La cita de Conrad más el calambre que le dio en el estómago me lograron convencer:

—Puedo viajar por una semana, ¿sería suficiente?

—Si te concentras en lo que hay que hacer, cuatro días son suficientes, podrías tomarte dos para visitar la escuela de Poto-Poto, no debes irte sin verla.

Y así terminé en un barco a vapor por el Congo, en una aventura ni de asomo comparable con el viaje de Conrad quizás salvo en la duración: iba por una semana y terminé quedándome un mes. En la cubierta conocí a JS, que viajaba en busca de inspiración: la Orquesta Nacional de Bélgica le había encargado una composición para arpa con aires africanos que sería interpretada en un evento conmemorativo de los lazos entre Bélgica y el Congo.

—He escrito dos obras para arpa en toda mi vida. Las compuse para mi exesposa, arpista, con el ánimo de impulsar su carrera. Nos separamos de mala manera y desde entonces no he vuelto a escuchar obras para arpa siquiera, nada que me la recuerde.

—¿Por qué aceptó entonces?

—Es una comisión importante y la asumí también como un desafío personal.

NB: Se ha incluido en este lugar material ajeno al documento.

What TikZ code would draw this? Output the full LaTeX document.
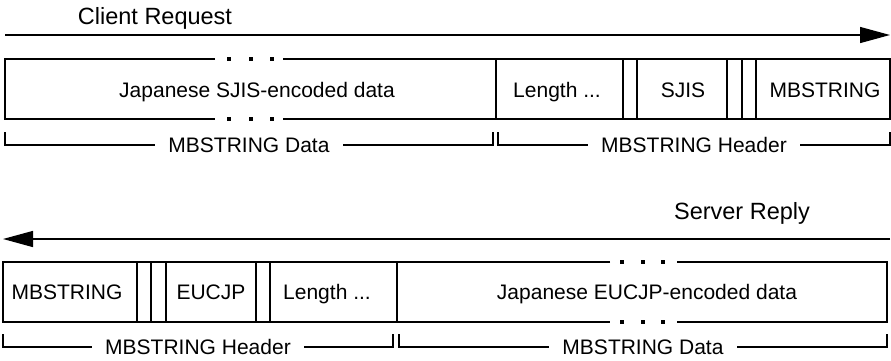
\documentclass[tikz,border=0pt]{standalone}
\usepackage{fontspec}
\setmainfont{Liberation Sans}
\usetikzlibrary{arrows.meta}

\begin{document}
\begin{tikzpicture}[x=1pt,y=-1pt,line width=1.3pt]
   \tikzstyle{lbl} = [inner sep=0pt, text height=15pt, text depth=0pt, font=\fontsize{21}{25}\selectfont]
   \tikzstyle{ttl} = [inner sep=0pt, text height=17pt, text depth=0pt, font=\fontsize{23.5}{28}\selectfont]
   \tikzstyle{brk} = [lbl, inner xsep=13pt]
   \tikzstyle{flow} = [draw, -{Triangle[length=30pt,width=16pt]}]
   \tikzstyle{dot} = [fill, minimum size=4pt, inner sep=0pt]
   \useasboundingbox (0,0) rectangle (891,360);

   % client request
   \node[ttl] (req) at (155,15.5) {Client Request};
   \coordinate (reqs) at (5,35);
   \coordinate (reqe) at (890,35);
   \path[flow] (reqs) -- (reqe);

   \draw (215,59) -- (5,59) -- (5,119) -- (215,119);
   \draw (283,59) -- (890,59) -- (890,119) -- (283,119);
   \foreach \x in {229,251,272} {
      \node[dot] (tdu\x) at (\x,59) {};
      \node[dot] (tdl\x) at (\x,119) {};
   }
   \foreach \x in {496,623,637,727,742,756}
      \draw (\x,59) -- (\x,119);

   \node[lbl] (sjisdata) at (257,90) {Japanese SJIS-encoded data};
   \node[lbl] (reqlen) at (557,90) {Length ...};
   \node[lbl] (sjis) at (683,90) {SJIS};
   \node[lbl] (reqmb) at (825,90) {MBSTRING};

   \coordinate (rdl) at (5,132);
   \coordinate (rdr) at (493,132);
   \coordinate (rhl) at (498,132);
   \coordinate (rhr) at (890,132);
   \node[brk] (reqdata) at (249,145) {MBSTRING Data};
   \node[brk] (reqhdr) at (694,145) {MBSTRING Header};
   \draw (rdl) |- (reqdata);
   \draw (rdr) |- (reqdata);
   \draw (rhl) |- (reqhdr);
   \draw (rhr) |- (reqhdr);

   % server reply
   \node[ttl] (rep) at (742,210.5) {Server Reply};
   \coordinate (reps) at (890,239);
   \coordinate (repe) at (3,239);
   \path[flow] (reps) -- (repe);

   \draw (610,262) -- (3,262) -- (3,322) -- (610,322);
   \draw (677,262) -- (887,262) -- (887,322) -- (677,322);
   \foreach \x in {622,643,663} {
      \node[dot] (bdu\x) at (\x,262) {};
      \node[dot] (bdl\x) at (\x,322) {};
   }
   \foreach \x in {137,151,166,256,270,397}
      \draw (\x,262) -- (\x,322);

   \node[lbl] (repmb) at (67,292) {MBSTRING};
   \node[lbl] (eucjp) at (211,292) {EUCJP};
   \node[lbl] (replen) at (327,292) {Length ...};
   \node[lbl] (eucdata) at (647,292) {Japanese EUCJP-encoded data};

   \coordinate (phl) at (3,334);
   \coordinate (phr) at (393,334);
   \coordinate (pdl) at (399,334);
   \coordinate (pdr) at (887,334);
   \node[brk] (rephdr) at (198,347) {MBSTRING Header};
   \node[brk] (repdata) at (643,347) {MBSTRING Data};
   \draw (phl) |- (rephdr);
   \draw (phr) |- (rephdr);
   \draw (pdl) |- (repdata);
   \draw (pdr) |- (repdata);
\end{tikzpicture}
\end{document}
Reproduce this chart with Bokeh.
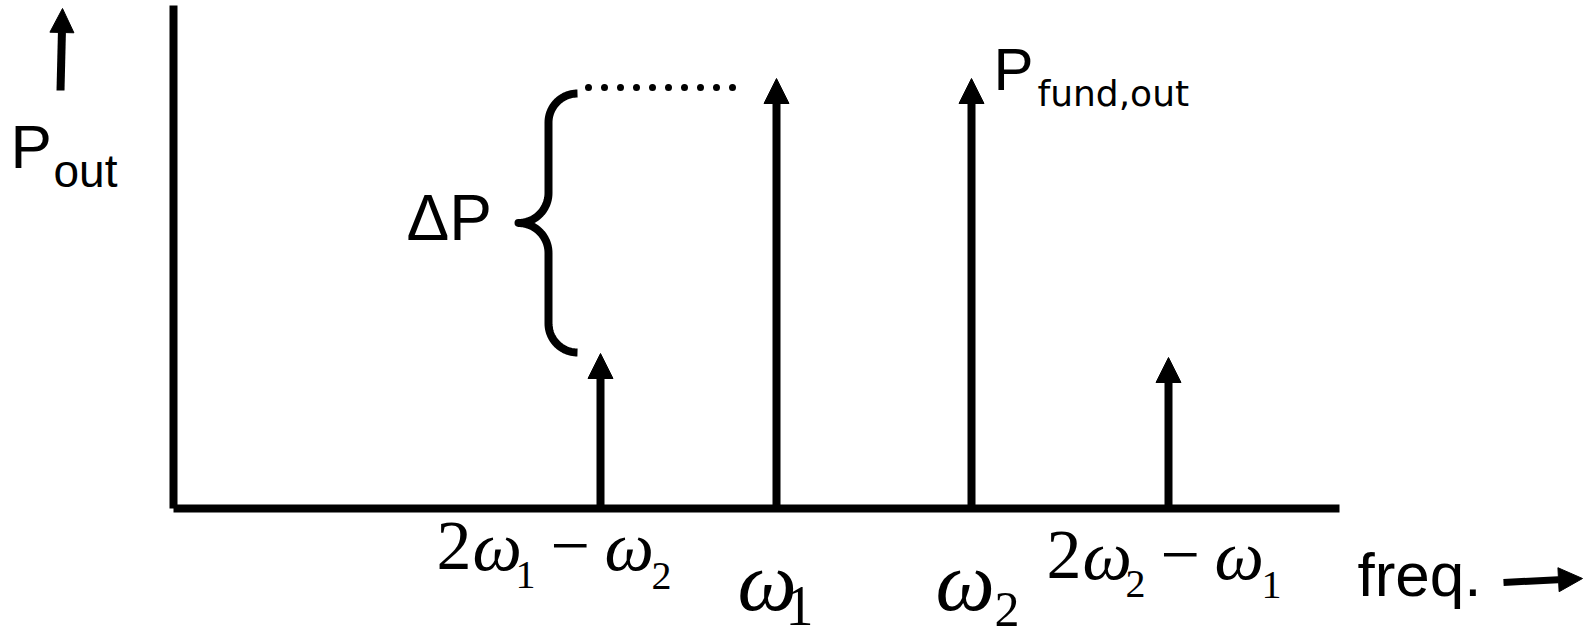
import numpy as np
from bokeh.plotting import figure
from bokeh.models import Range1d, Arrow, NormalHead, Label, ColumnDataSource
from bokeh.embed import file_html
from bokeh.resources import INLINE

# Two-tone test: output spectrum with the third-order intermodulation products
tone_freq = [4.27, 6.03, 7.98, 9.95]      # 2w1-w2, w1, w2, 2w2-w1 along the frequency axis
tone_power = [1.55, 4.30, 4.30, 1.51]     # output power of each spectral line (arbitrary units)
freq_axis_end = 11.66
power_axis_end = 5.03

W, H = 1596, 640
UNIT = 100.0          # pixels per axis unit
X0, Y0 = 173, 508     # pixel position of the origin

p = figure(width=W, height=H,
           x_range=Range1d(-X0 / UNIT, (W - X0) / UNIT),
           y_range=Range1d(-(H - Y0) / UNIT, Y0 / UNIT),
           output_backend="svg", toolbar_location=None, min_border=0)
p.axis.visible = False
p.grid.visible = False
p.outline_line_color = None
p.background_fill_color = "white"
p.border_fill_color = "white"

def px(dx):
    return dx / UNIT

# axes
p.segment(x0=[0, 0], y0=[0, 0], x1=[freq_axis_end, 0], y1=[0, power_axis_end],
          line_width=8, line_color="black", line_cap="butt")

# spectral lines
src = ColumnDataSource(dict(x=tone_freq, y0=[0] * len(tone_freq), y1=tone_power))
p.add_layout(Arrow(end=NormalHead(size=25, fill_color="black", line_color="black", line_width=1),
                   x_start="x", y_start="y0", x_end="x", y_end="y1", source=src,
                   line_width=8, line_color="black"))

# delta-P: dotted level line and curly brace
level = tone_power[1] - 0.09
p.line(x=[tone_freq[0] - px(12), tone_freq[1] - px(40)], y=[level, level],
       line_dash="0 16", line_cap="round", line_width=7, line_color="black")

xs = tone_freq[0] - px(52)   # brace spine
xe = tone_freq[0] - px(23)   # brace ends
xt = tone_freq[0] - px(82)   # brace tip
yt = level - 0.06
yb = tone_power[0] + 0.01
ym = (yt + yb) / 2
r_end = xe - xs
r_mid = xs - xt

def arc(cx, cy, r, a0, a1, n=30):
    a = np.radians(np.linspace(a0, a1, n))
    return cx + r * np.cos(a), cy + r * np.sin(a)

parts = [
    arc(xe, yt - r_end, r_end, 90, 180),
    arc(xt, ym + r_mid, r_mid, 0, -90),
    arc(xt, ym - r_mid, r_mid, 90, 0),
    arc(xe, yb + r_end, r_end, 180, 270),
]
bx = np.concatenate([q[0] for q in parts])
by = np.concatenate([q[1] for q in parts])
p.line(bx, by, line_width=8, line_color="black", line_join="round", line_cap="butt")

# direction arrows next to the axis titles
p.add_layout(Arrow(end=NormalHead(size=24, fill_color="black", line_color="black", line_width=1),
                   x_start=px(60 - X0), y_start=px(Y0 - 90), x_end=px(62 - X0), y_end=px(Y0 - 8),
                   line_width=8, line_color="black"))
p.add_layout(Arrow(end=NormalHead(size=24, fill_color="black", line_color="black", line_width=1),
                   x_start=px(1503 - X0), y_start=px(Y0 - 582), x_end=px(1582 - X0), y_end=px(Y0 - 578),
                   line_width=7, line_color="black"))

SANS = "Liberation Sans"
SERIF = "Liberation Serif"

def put(text, x, y, size, font=SANS, style="normal"):
    # lift so that y is the alphabetic baseline of the rendered text
    lift = (0.33 if font.startswith("DejaVu") else 0.39) * size
    p.add_layout(Label(x=x, y=y + px(lift), text=text, text_font=font, text_font_size=f"{size}px",
                       text_font_style=style, text_baseline="alphabetic", text_align="left",
                       text_color="black"))

def at(sx, sy):
    return px(sx - X0), px(Y0 - sy)

put("P", *at(10, 170), 62)
put("out", *at(53, 188), 46)
put("ΔP", *at(406, 242), 64)
put("P", *at(993, 92), 60)
put("fund,out", *at(1037, 105), 36, font="DejaVu Sans")
put("freq.", *at(1357, 598), 62)

# frequency labels under each spectral line
im_runs = [("2", 0, 0, 70, "normal"), ("ω", 36, 0, 70, "italic"), (None, 79, 17, 40, "normal"),
           ("−", 114, 0, 70, "normal"), ("ω", 168, 0, 70, "italic"), (None, 215, 18, 40, "normal")]

def math_label(f, start, drop, subs):
    k = 0
    for text, dx, dy, size, style in im_runs:
        if text is None:
            text = subs[k]
            k += 1
        put(text, f + px(start + dx), -px(drop + dy), size, font=SERIF, style=style)

math_label(tone_freq[0], -164, 65, ["1", "2"])
math_label(tone_freq[3], -122, 74, ["2", "1"])

put("ω", tone_freq[1] - px(39), -px(106), 84, font=SERIF, style="italic")
put("1", tone_freq[1] + px(9), -px(119), 56, font=SERIF)
put("ω", tone_freq[2] - px(36), -px(106), 84, font=SERIF, style="italic")
put("2", tone_freq[2] + px(23), -px(120), 50, font=SERIF)

open("out.html", "w").write(file_html(p, INLINE))
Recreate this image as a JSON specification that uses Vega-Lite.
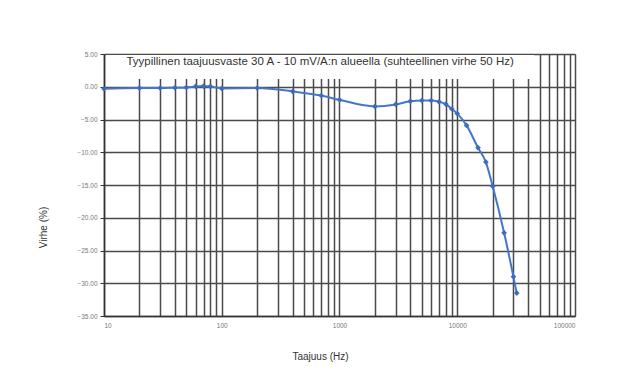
{
  "$schema": "https://vega.github.io/schema/vega-lite/v6.json",
  "autosize": "none",
  "width": 471,
  "height": 262,
  "padding": {"left": 104, "top": 54, "right": 52, "bottom": 55},
  "background": "white",
  "config": {
    "view": {"stroke": null},
    "font": "Liberation Sans",
    "axis": {
      "gridColor": "#4a4a4a",
      "gridWidth": 1.5,
      "gridOpacity": 1,
      "domainColor": "#333333",
      "domainWidth": 1.5,
      "tickColor": "#333333",
      "labelColor": "#777777",
      "labelFont": "Liberation Sans",
      "labelFontSize": 6.5,
      "titleFont": "Liberation Sans",
      "titleFontSize": 10,
      "titleFontWeight": "normal",
      "titleColor": "#333333"
    }
  },
  "data": {
    "values": [
      {"f": 10, "err": -0.3},
      {"f": 20, "err": -0.2},
      {"f": 30, "err": -0.2},
      {"f": 40, "err": -0.15},
      {"f": 50, "err": -0.1},
      {"f": 60, "err": 0.05},
      {"f": 70, "err": 0.1},
      {"f": 80, "err": 0.05},
      {"f": 100, "err": -0.25},
      {"f": 200, "err": -0.2},
      {"f": 400, "err": -0.7},
      {"f": 700, "err": -1.35},
      {"f": 1000, "err": -2.0},
      {"f": 2000, "err": -3.0},
      {"f": 3000, "err": -2.7},
      {"f": 4000, "err": -2.2},
      {"f": 5000, "err": -2.1},
      {"f": 6000, "err": -2.1},
      {"f": 7000, "err": -2.3},
      {"f": 8000, "err": -2.65},
      {"f": 9000, "err": -3.4},
      {"f": 10000, "err": -4.1},
      {"f": 12000, "err": -5.9},
      {"f": 15000, "err": -9.3},
      {"f": 17500, "err": -11.5},
      {"f": 20000, "err": -15.2},
      {"f": 25000, "err": -22.3},
      {"f": 30000, "err": -29.0},
      {"f": 32000, "err": -31.5}
    ]
  },
  "encoding": {
    "x": {
      "field": "f",
      "type": "quantitative",
      "scale": {"type": "log", "domain": [10, 100000], "nice": false},
      "axis": {
        "title": "Taajuus (Hz)",
        "titleX": 216,
        "titleY": 40,
        "titleBaseline": "middle",
        "values": [10,20,30,40,50,60,70,80,90,100,200,300,400,500,600,700,800,900,1000,2000,3000,4000,5000,6000,7000,8000,9000,10000,20000,30000,40000,50000,60000,70000,80000,90000,100000],
        "labelExpr": "indexof([10,100,1000,10000,100000], datum.value) >= 0 ? datum.value + '' : ''",
        "ticks": false,
        "labelPadding": 6,
        "domain": true
      }
    },
    "y": {
      "field": "err",
      "type": "quantitative",
      "scale": {"domain": [-35, 5], "nice": false},
      "axis": {
        "title": "Virhe (%)",
        "titleX": -61,
        "titleY": 173,
        "titleAlign": "center",
        "titleBaseline": "middle",
        "values": [5, 0, -5, -10, -15, -20, -25, -30, -35],
        "format": ".2f",
        "tickSize": 4,
        "labelPadding": 3
      }
    }
  },
  "layer": [
    {
      "transform": [{"filter": "datum.f === 10"}],
      "mark": {"type": "rect", "color": "white"},
      "encoding": {
        "x": {"datum": 10.4},
        "x2": {"datum": 45000},
        "y": {"datum": 1.2},
        "y2": {"datum": 4.85}
      }
    },
    {
      "transform": [{"filter": "datum.f === 10"}],
      "mark": {
        "type": "text",
        "text": "Tyypillinen taajuusvaste 30 A - 10 mV/A:n alueella (suhteellinen virhe 50 Hz)",
        "font": "Liberation Sans",
        "fontSize": 11.5,
        "color": "#333333",
        "align": "center",
        "baseline": "middle"
      },
      "encoding": {
        "x": {"datum": 684},
        "y": {"datum": 3.8}
      }
    },
    {
      "mark": {
        "type": "line",
        "interpolate": "monotone",
        "color": "#4677c4",
        "strokeWidth": 2,
        "point": {"filled": true, "shape": "diamond", "size": 32, "color": "#3a6cbf"}
      }
    }
  ]
}
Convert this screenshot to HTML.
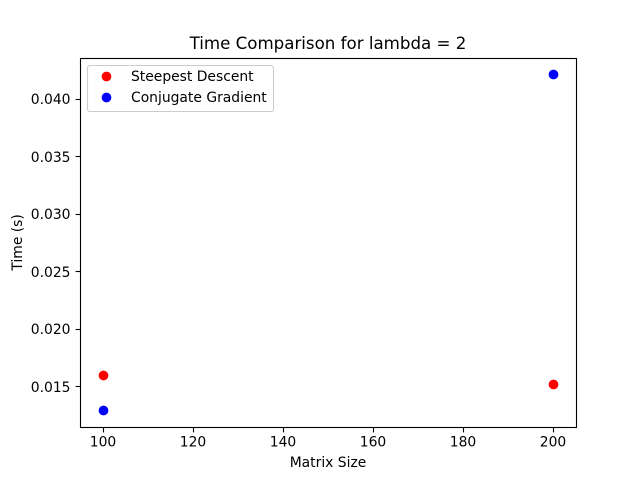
<!DOCTYPE html>
<html>
<head>
<meta charset="utf-8">
<style>
html,body{margin:0;padding:0;background:#fff;}
svg{display:block;}
text{font-family:"DejaVu Sans","Liberation Sans",sans-serif;font-size:13.89px;fill:#000;}
</style>
</head>
<body>
<svg id="chart" xmlns="http://www.w3.org/2000/svg" width="640" height="480" viewBox="0 0 640 480">
  <rect x="0" y="0" width="640" height="480" fill="#fff"/>
  <rect x="80.5" y="58.5" width="496" height="369" fill="#fff"/>
  <g id="ticks"></g>
  <g id="marks"></g>
  <rect x="80.5" y="58.5" width="496" height="369" fill="none" stroke="#000" stroke-width="1.11"/>
  <text x="328" y="49" text-anchor="middle" style="font-size:16.67px">Time Comparison for lambda = 2</text>
  <text x="328" y="467" text-anchor="middle">Matrix Size</text>
  <text transform="translate(22,242.4) rotate(-90)" text-anchor="middle">Time (s)</text>
  <g>
    <rect x="87.5" y="65.5" width="186" height="46" rx="2.5" ry="2.5" fill="#fff" fill-opacity="0.8" stroke="#ccc" stroke-width="1.11"/>
    <g>
      <circle cx="106.5" cy="76.5" r="4.17" fill="#f00" stroke="#f00" stroke-width="1.39"/>
      <text x="131" y="81">Steepest Descent</text>
    </g>
    <g>
      <circle cx="106.5" cy="97.5" r="4.17" fill="#00f" stroke="#00f" stroke-width="1.39"/>
      <text x="131" y="102">Conjugate Gradient</text>
    </g>
  </g>
</svg>
<script>
const matrixSizes = [100, 200];
const steepestDescentTimes = [0.015958, 0.015174];
const conjugateGradientTimes = [0.012894, 0.042137];
const xTickValues = [100, 120, 140, 160, 180, 200];
const xTickLabels = ["100", "120", "140", "160", "180", "200"];
const yTickValues = [0.015, 0.020, 0.025, 0.030, 0.035, 0.040];
const yTickLabels = ["0.015", "0.020", "0.025", "0.030", "0.035", "0.040"];

const SVG_NS = "http://www.w3.org/2000/svg";
const plotLeft = 80, plotRight = 576, plotTop = 57.6, plotBottom = 427.2;
const xMin = 95, xMax = 205, yMin = 0.011432, yMax = 0.043599;

function xScale(v) {
  return plotLeft + (v - xMin) / (xMax - xMin) * (plotRight - plotLeft);
}
function yScale(v) {
  return plotBottom - (v - yMin) / (yMax - yMin) * (plotBottom - plotTop);
}
function snap(p) {
  return Math.round(p) + 0.5;
}
function make(tag, parent, props) {
  const el = document.createElementNS(SVG_NS, tag);
  for (const k in props) el.setAttribute(k, props[k]);
  parent.appendChild(el);
  return el;
}

const ticksGroup = document.getElementById("ticks");
const marksGroup = document.getElementById("marks");

xTickValues.forEach(function (v, i) {
  const x = snap(xScale(v));
  const tick = make("line", ticksGroup, {x1: x, x2: x, y1: 427.5, y2: 432.4, stroke: "#000", "stroke-width": 1.11});
  
  
  const label = make("text", ticksGroup, {x: x - 0.5, y: 446.5, "text-anchor": "middle"});
  
  
  label.textContent = xTickLabels[i];
});

yTickValues.forEach(function (v, i) {
  const rawY = yScale(v);
  const y = snap(rawY);
  const tick = make("line", ticksGroup, {x1: 75.6, x2: 80.5, y1: y, y2: y, stroke: "#000", "stroke-width": 1.11});
  
  
  const label = make("text", ticksGroup, {x: 70.5, y: Math.round(rawY + 5.3), "text-anchor": "end"});
  
  
  label.textContent = yTickLabels[i];
});

matrixSizes.forEach(function (size, i) {
  const red = make("circle", marksGroup, {cx: snap(xScale(size)), cy: snap(yScale(steepestDescentTimes[i])), r: 4.17, fill: "#f00", stroke: "#f00", "stroke-width": 1.39});
  
  
});
matrixSizes.forEach(function (size, i) {
  const blue = make("circle", marksGroup, {cx: snap(xScale(size)), cy: snap(yScale(conjugateGradientTimes[i])), r: 4.17, fill: "#00f", stroke: "#00f", "stroke-width": 1.39});
  
  
});
</script>
</body>
</html>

Pensé que ya todo estaba sanado y superado, pero me doy cuenta de que no es así. Además, a medida que el barco avanza, no entiendo a quién se le ocurrió que un arpa sería el instrumento ideal para acompañar este viaje.

El domingo pasado fue el estreno de la obra en el Bozar de Bruselas. JS me envió una invitación y asistí con gran curiosidad por escuchar el resultado. La obra en sí no me gustó mucho, sigo sin sintonizarme con la música dodecafónica, pero aprecié mucho el ejercicio de honestidad que legaba con ella JS. Logró subir el arpa al barco de vapor y reconocí algunos pasajes del viaje, el gran caos emocional que cada cuerda del instrumento evocaba en él y algunos ecos de los ritmos que escuchábamos en el barco, representados en la conga y los bongos. El arpa parecía que quería encadenar una melodía pero se imponía el desorden, la dodecafonía que irrumpía como una furiosa tormenta cuya única misión era sofocar su sonido. El rayo de los platillos terminaba por destruir cualquier intento de armonía.

Me pareció un retrato de viaje muy honesto. No era lo que el público esperaba, pero fue sin duda otro viaje al corazón de las tinieblas.